Vous savez, c'est un traumatisme fort d'être accusé d'un
crime et d'être incarcéré, sans commune
mesure avec les traumatismes auxquels nous pouvons être
confrontés dans notre vie quotidienne. Car nous
sommes distraits, au sens éthymologique du terme,
de ces soucis par nos obligations professionnelles ou autres.
Alors qu'un détenu, accusé d'un crime, est
dans une bulle et, toute la journée, il ne pense
qu'à cela. Rien ne le distrait. Donc la vision qu'il
a de sa situation est nécessairement un peu troublée.
Pour
en revenir à la personnalité de Ranucci et
au crime dont il a été reconnu coupable,
tuer un enfant est une transgression grave mais enlever
un enfant ne l'est pas moins. Les expertises psychiatriques
doivent donc, à mon avis, trouver, à l'intérieur
d'un individu, des traces qui expliquent ce comportement.

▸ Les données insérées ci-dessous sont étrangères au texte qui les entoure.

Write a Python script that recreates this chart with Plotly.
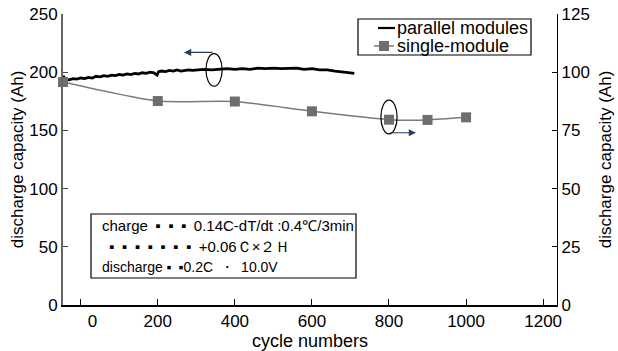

On ne peut pas vivre normalement pendant vingt ans et basculer
tout d'un coup. Ranucci a eu une enfance un peu balottée,
mais comme nombre de gens, ce qui n'en fait pas des tueurs
de petite fille. Il a eu des petites amies, a fait normalement
son service militaire; il avait été élevé par
une mère qui était un peu mère poule.
Mais je n'ai jamais obtenu d'explication rationnelle sur
l'enlèvement ou plutôt la prise en charge
de cette gosse. Et rien chez Ranucci n'a été décelé psychiatriquement
qui puisse expliquer qu'il ait pu enlever cette enfant.
Ses rapports avec moi étaient sincères, souriants,
détendus. Une confiance s'était même installée
entre nous. Je vous assure que c'était très préoccupant.